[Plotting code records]
──────

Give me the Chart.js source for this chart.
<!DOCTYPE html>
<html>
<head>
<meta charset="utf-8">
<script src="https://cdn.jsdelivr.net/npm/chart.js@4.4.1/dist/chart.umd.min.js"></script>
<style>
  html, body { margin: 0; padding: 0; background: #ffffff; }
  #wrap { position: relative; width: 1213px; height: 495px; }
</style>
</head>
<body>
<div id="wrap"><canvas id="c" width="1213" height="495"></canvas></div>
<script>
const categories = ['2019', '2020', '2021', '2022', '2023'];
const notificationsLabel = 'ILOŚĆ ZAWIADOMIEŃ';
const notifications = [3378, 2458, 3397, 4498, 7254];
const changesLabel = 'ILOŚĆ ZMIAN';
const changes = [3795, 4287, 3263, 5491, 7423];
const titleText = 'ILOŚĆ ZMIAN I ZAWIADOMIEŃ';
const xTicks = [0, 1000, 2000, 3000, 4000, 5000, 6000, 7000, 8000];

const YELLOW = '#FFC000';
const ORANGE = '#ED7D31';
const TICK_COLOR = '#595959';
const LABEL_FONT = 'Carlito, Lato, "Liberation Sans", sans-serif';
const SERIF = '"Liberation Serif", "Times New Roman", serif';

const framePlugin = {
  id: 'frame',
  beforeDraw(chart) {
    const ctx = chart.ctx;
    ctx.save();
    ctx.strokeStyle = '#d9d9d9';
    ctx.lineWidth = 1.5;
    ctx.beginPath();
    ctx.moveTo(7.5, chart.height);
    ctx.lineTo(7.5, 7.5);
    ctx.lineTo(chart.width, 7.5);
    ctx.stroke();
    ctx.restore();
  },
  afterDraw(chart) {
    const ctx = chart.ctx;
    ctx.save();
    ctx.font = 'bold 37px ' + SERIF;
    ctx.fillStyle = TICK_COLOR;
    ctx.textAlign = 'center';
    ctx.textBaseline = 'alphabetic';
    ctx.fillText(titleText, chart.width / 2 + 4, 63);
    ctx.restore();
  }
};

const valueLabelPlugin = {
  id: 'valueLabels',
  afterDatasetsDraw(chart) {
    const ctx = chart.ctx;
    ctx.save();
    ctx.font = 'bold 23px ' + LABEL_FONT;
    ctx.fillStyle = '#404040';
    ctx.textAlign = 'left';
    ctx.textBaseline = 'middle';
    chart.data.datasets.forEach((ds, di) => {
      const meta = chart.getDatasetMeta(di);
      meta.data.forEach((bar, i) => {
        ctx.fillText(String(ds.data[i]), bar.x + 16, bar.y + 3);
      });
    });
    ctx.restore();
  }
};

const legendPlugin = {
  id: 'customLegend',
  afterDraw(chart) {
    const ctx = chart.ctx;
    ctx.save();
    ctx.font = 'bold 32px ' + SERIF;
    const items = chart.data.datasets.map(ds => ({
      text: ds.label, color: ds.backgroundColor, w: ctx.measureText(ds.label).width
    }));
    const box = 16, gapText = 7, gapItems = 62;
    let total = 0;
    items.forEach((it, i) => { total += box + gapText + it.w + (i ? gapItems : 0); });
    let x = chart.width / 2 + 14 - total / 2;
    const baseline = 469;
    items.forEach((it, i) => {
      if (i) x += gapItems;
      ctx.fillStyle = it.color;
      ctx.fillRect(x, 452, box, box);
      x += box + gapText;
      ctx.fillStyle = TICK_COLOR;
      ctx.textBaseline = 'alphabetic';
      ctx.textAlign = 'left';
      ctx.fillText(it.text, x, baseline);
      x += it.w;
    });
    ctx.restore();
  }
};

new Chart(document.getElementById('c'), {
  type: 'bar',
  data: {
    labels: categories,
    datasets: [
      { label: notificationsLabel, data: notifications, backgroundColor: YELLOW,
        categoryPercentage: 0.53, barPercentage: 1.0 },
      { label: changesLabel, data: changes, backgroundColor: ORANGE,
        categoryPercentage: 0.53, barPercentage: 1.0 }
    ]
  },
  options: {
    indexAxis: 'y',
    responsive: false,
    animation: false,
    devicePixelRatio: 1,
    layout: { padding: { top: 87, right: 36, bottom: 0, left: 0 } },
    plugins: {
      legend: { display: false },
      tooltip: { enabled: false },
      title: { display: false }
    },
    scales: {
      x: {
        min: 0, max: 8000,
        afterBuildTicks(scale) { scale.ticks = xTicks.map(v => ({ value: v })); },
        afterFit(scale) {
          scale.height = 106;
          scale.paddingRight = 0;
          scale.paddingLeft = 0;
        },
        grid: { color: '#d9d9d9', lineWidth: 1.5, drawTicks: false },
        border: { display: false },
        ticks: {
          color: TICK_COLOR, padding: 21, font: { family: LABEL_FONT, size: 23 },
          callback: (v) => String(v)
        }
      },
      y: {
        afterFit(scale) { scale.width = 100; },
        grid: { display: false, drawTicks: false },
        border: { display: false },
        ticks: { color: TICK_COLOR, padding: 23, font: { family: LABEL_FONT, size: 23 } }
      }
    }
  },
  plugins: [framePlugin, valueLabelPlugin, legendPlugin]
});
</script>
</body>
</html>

──────

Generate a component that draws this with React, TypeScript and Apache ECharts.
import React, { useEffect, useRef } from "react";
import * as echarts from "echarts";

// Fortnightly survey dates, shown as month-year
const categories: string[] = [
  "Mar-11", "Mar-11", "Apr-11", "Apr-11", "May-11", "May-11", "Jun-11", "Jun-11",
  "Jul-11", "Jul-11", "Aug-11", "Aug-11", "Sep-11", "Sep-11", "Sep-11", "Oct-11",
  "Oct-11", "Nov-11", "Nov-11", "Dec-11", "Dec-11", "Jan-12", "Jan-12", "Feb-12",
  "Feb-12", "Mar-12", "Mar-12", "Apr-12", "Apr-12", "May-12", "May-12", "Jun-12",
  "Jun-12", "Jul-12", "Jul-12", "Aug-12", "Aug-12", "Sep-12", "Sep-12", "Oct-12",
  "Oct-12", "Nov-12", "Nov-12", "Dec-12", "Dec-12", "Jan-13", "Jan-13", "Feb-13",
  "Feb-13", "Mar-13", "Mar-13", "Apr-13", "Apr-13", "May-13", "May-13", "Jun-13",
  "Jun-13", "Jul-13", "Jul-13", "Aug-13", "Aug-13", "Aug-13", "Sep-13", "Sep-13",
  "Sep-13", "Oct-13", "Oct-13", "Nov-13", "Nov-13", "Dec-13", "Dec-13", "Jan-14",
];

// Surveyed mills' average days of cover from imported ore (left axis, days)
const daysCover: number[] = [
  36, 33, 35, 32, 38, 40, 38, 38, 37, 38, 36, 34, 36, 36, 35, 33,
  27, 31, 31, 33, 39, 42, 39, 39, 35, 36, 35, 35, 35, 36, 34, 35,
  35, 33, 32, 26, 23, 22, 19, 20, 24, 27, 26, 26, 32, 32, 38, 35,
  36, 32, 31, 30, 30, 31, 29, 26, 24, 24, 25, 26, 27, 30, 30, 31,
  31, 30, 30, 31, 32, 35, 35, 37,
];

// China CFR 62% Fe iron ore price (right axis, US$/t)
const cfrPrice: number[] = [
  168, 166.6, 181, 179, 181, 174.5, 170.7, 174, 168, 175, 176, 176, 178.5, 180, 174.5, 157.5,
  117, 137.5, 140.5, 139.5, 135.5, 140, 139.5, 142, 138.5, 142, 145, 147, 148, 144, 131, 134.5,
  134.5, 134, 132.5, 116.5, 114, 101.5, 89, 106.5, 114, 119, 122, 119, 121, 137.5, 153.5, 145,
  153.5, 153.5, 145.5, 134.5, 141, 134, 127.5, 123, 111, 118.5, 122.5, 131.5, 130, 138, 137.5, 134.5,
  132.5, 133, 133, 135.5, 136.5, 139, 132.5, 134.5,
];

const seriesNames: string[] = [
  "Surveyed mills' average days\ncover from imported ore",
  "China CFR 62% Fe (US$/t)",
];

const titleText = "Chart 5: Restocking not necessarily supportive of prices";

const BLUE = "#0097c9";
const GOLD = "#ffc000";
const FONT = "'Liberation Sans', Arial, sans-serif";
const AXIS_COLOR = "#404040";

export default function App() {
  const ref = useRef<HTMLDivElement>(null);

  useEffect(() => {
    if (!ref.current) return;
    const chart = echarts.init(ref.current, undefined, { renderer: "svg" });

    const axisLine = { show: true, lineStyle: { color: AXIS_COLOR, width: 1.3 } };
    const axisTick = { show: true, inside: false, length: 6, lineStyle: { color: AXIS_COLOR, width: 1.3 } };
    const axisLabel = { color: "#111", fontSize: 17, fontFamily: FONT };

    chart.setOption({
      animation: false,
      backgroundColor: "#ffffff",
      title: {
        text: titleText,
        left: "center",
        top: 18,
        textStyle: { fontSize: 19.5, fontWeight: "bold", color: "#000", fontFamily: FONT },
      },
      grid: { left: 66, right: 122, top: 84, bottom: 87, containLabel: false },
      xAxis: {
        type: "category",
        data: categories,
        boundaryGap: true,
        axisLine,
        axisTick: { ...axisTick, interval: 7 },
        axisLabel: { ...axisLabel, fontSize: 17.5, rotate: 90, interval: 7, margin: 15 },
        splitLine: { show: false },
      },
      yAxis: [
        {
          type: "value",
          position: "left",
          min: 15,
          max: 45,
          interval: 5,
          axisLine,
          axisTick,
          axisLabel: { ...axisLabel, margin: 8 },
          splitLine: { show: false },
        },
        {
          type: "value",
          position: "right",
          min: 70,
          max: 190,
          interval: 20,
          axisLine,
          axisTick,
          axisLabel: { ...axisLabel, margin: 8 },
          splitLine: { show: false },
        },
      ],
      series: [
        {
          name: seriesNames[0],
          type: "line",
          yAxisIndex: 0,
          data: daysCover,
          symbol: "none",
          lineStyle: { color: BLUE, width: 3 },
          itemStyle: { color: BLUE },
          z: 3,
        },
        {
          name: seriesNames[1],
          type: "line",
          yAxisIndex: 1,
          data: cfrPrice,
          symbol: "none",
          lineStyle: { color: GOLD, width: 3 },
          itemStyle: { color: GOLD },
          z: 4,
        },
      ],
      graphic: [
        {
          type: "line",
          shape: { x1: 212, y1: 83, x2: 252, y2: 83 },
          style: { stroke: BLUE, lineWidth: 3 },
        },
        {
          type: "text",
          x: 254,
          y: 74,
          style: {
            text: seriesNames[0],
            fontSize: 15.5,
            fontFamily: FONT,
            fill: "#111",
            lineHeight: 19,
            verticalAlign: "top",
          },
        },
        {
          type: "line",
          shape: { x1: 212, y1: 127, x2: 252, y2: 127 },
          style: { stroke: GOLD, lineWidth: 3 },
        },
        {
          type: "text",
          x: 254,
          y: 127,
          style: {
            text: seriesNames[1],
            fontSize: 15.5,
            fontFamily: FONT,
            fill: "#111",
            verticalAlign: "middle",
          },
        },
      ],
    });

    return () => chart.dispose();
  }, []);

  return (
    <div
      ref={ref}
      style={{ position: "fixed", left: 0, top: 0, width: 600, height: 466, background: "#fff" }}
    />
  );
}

──────

## What you have to do
Identify the lines above with the word "this". Copy them.

## Complete output
Give me the Chart.js source for this chart.
Generate a component that draws this with React, TypeScript and Apache ECharts.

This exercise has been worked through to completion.